Si l’ancien premier ministre irlandais Bertie Ahern, l’homme politique mexicain Cuauhtémoc Cardenas, et Jonathan Powell, diplomate britannique, étaient également présents à Cambo-les-Bains vendredi, ni le gouvernement espagnol de Mariano Rajoy ni le gouvernement basque, présidé par Iñigo Urkullu, n’y ont envoyé de délégation. Afin d’éviter de cautionner la mise en scène finale.

« Pas d’impunité »

« Aujourd’hui, nous pouvons dire catégoriquement que la démocratie espagnole a vaincu ETA. ETA disparaît, mais les dégâts causés ne disparaissent pas, pas plus que la douleur irréparable qu’elle a semée tant de fois », a déclaré M. Rajoy à Madrid.
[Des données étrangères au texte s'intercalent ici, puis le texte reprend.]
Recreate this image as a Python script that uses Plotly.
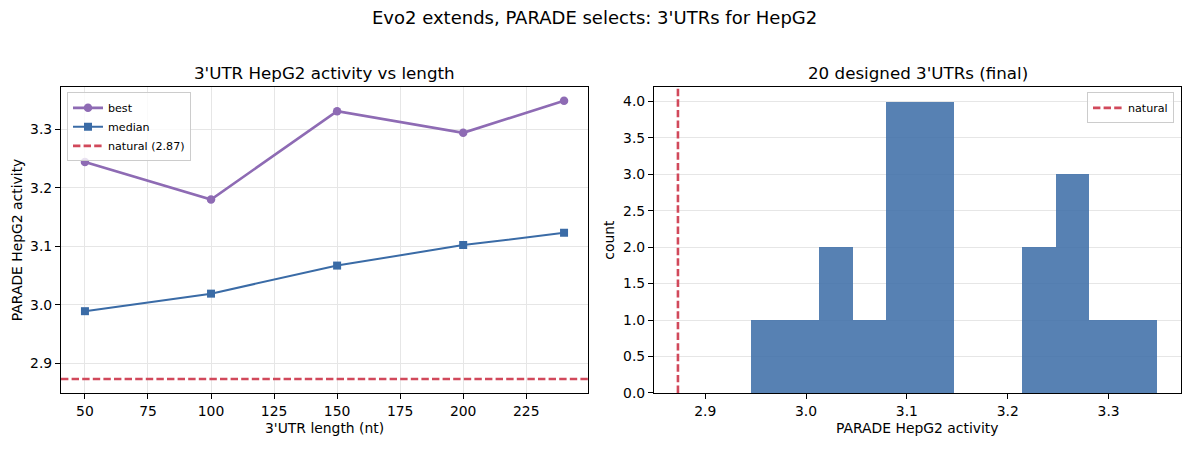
import plotly.graph_objects as go

# ---------------- data ----------------
lengths = [50, 100, 150, 200, 240]
best_activity = [3.244, 3.180, 3.331, 3.294, 3.349]
median_activity = [2.989, 3.019, 3.067, 3.102, 3.123]
natural_activity = 2.873

hist_bin_start = 2.9455
hist_bin_end = 3.348
hist_counts = [1, 1, 2, 1, 4, 4, 0, 0, 2, 3, 1, 1]

left_xticks = [50, 75, 100, 125, 150, 175, 200, 225]
left_yticks = [2.9, 3.0, 3.1, 3.2, 3.3]
right_xticks = [2.9, 3.0, 3.1, 3.2, 3.3]
right_yticks = [0.0, 0.5, 1.0, 1.5, 2.0, 2.5, 3.0, 3.5, 4.0]

suptitle = "Evo2 extends, PARADE selects: 3'UTRs for HepG2"
left_title = "3'UTR HepG2 activity vs length"
right_title = "20 designed 3'UTRs (final)"

# ---------------- styling ----------------
W, H = 1189, 453
FONT = "DejaVu Sans"
C_BEST = "#8e6bb4"
C_MED = "#3a6ba6"
C_NAT = "#d1495b"
C_BAR = "rgba(58,107,166,0.85)"
GRID = "#e6e6e6"
DASH = "7.4px,3.2px"


def fx(p):
    return p / W


def fy(p):
    return 1 - p / H


def mpl_range(vals, m=0.05):
    lo, hi = min(vals), max(vals)
    pad = (hi - lo) * m
    return [lo - pad, hi + pad]


n_bins = len(hist_counts)
bw = (hist_bin_end - hist_bin_start) / n_bins
bin_centers = [hist_bin_start + bw * (i + 0.5) for i in range(n_bins)]

lx_range = mpl_range(lengths)
ly_range = mpl_range(best_activity + median_activity + [natural_activity])
rx_range = mpl_range([natural_activity, hist_bin_start, hist_bin_end])
ry_range = [0, max(hist_counts) * 1.05]

fig = go.Figure()

# left panel
fig.add_trace(go.Scatter(
    x=lengths, y=best_activity, mode="lines+markers", name="best",
    line=dict(color=C_BEST, width=2.6), marker=dict(symbol="circle", size=8.5, color=C_BEST),
    xaxis="x", yaxis="y", legend="legend"))
fig.add_trace(go.Scatter(
    x=lengths, y=median_activity, mode="lines+markers", name="median",
    line=dict(color=C_MED, width=2), marker=dict(symbol="square", size=8, color=C_MED),
    xaxis="x", yaxis="y", legend="legend"))
fig.add_trace(go.Scatter(
    x=lx_range, y=[natural_activity, natural_activity], mode="lines",
    name=f"natural ({natural_activity:.2f})",
    line=dict(color=C_NAT, width=2.6, dash=DASH),
    xaxis="x", yaxis="y", legend="legend"))

# right panel
fig.add_trace(go.Bar(
    x=bin_centers, y=hist_counts, width=[bw] * n_bins, marker=dict(color=C_BAR, line=dict(width=0)),
    showlegend=False, xaxis="x2", yaxis="y2"))
fig.add_trace(go.Scatter(
    x=[natural_activity, natural_activity], y=ry_range, mode="lines", name="natural",
    line=dict(color=C_NAT, width=2.6, dash=DASH),
    xaxis="x2", yaxis="y2", legend="legend2"))

axis_common = dict(
    showline=True, linecolor="black", linewidth=1.1, mirror=True,
    ticks="outside", ticklen=5, tickwidth=1.1, tickcolor="black",
    tickfont=dict(family=FONT, size=13.9, color="black"),
    zeroline=False, gridcolor=GRID, gridwidth=1,
)

y_dom = [fy(400), fy(88.3)]
fig.update_layout(
    width=W, height=H,
    margin=dict(l=0, r=0, t=0, b=0),
    paper_bgcolor="white", plot_bgcolor="white",
    font=dict(family=FONT, color="black"),
    bargap=0,
    xaxis=dict(domain=[fx(61), fx(588)], range=lx_range, tickvals=left_xticks,
               showgrid=True, anchor="y", **axis_common),
    yaxis=dict(domain=y_dom, range=ly_range, tickvals=left_yticks, tickformat=".1f",
               showgrid=True, anchor="x", **axis_common),
    xaxis2=dict(domain=[fx(654), fx(1181)], range=rx_range, tickvals=right_xticks, tickformat=".1f",
                showgrid=False, anchor="y2", **axis_common),
    yaxis2=dict(domain=y_dom, range=ry_range, tickvals=right_yticks, tickformat=".1f",
                showgrid=True, anchor="x2", **axis_common),
    legend=dict(x=fx(67), y=fy(94), xanchor="left", yanchor="top",
                bgcolor="rgba(255,255,255,0.8)", bordercolor="#cccccc", borderwidth=1,
                font=dict(family=FONT, size=11.1, color="black"), itemwidth=30,
                tracegroupgap=0),
    legend2=dict(x=fx(1174), y=fy(94), xanchor="right", yanchor="top",
                 bgcolor="rgba(255,255,255,0.8)", bordercolor="#cccccc", borderwidth=1,
                 font=dict(family=FONT, size=11.1, color="black"), itemwidth=30),
)

annots = [
    dict(text=suptitle, x=fx(594.5), y=fy(18), size=18),
    dict(text=left_title, x=fx(324.5), y=fy(74.5), size=16.7),
    dict(text=right_title, x=fx(917.5), y=fy(74.5), size=16.7),
    dict(text="3'UTR length (nt)", x=fx(324.5), y=fy(436), size=13.9),
    dict(text="PARADE HepG2 activity", x=fx(917.5), y=fy(436), size=13.9),
    dict(text="PARADE HepG2 activity", x=fx(16.5), y=fy(244), size=13.9, angle=-90),
    dict(text="count", x=fx(609), y=fy(244), size=13.9, angle=-90),
]
for a in annots:
    fig.add_annotation(
        text=a["text"], x=a["x"], y=a["y"], xref="paper", yref="paper",
        xanchor="center", yanchor="middle", showarrow=False,
        textangle=a.get("angle", 0),
        font=dict(family=FONT, size=a["size"], color="black"))

fig.write_html(
    "out.html",
    config={"displayModeBar": False},
    post_script="document.body.style.margin='0';document.body.style.overflow='hidden';",
)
L’organisation séparatiste basque « n’obtiendra rien en annonçant sa dissolution », a-t-il martelé.

M. Rajoy a rendu hommage à toutes les victimes d’ETA « sans distinction » et a promis que tous « ces crimes seraient jugés », qu’« il n’y aura pas d’impunité ». « Aujourd’hui, alors qu’ETA a enfin annoncé sa dissolution, il faut que nos pensées soient pour les victimes », a-t-il dit, citant le chiffre de 853 morts, selon le dernier comptage du gouvernement.

« J’invite toute la société espagnole à se souvenir [des victimes] une par une dans la singularité de leurs vies arrachées (…) Ce n’est pas une statistique, ce sont des personnes », a ajouté M. Rajoy.

Le Collectif des victimes du terrorisme (Covite) a exigé qu’ETA condamne la terreur et cesse de rendre des hommages publics à ses militants quand ils sortent de prison. Il attend aussi qu’elle fasse la lumière sur 358 crimes encore inexpliqués.

La question des prisonniers

Selon les experts, l’organisation comptait, à la veille de sa dissolution, moins d’une vingtaine de membres. Le gros de ses troupes se trouve en prison : près de 230 détenus en Espagne, une cinquantaine en France.

A ce propos, Iñigo Urkullu, président du gouvernement basque, déclarait jeudi que M. Rajoy « est sensible à la question » de la fin de la « politique de dispersion » appliquée aux prisonniers étarras détenus dans des établissements pénitentiaires éloignés du Pays basque.

Il a reconnu qu’il « travaill[ait] avec le gouvernement espagnol pour le rapprochement des prisonniers d’ETA » dans des prisons à proximité du Pays basque. « Il est clair que le gouvernement ne modifiera pas sa politique pénitentiaire », redisait pourtant vendredi Inigo Mendez de Vigo, porte-parole du gouvernement espagnol.

L’Union européenne s’est félicitée vendredi de la décision d’ETA de mettre fin à toutes ses activités et de s’autodissoudre, en soulignant qu’il n’y a « pas de place dans l’UE pour le terrorisme, les armes et les fusils ».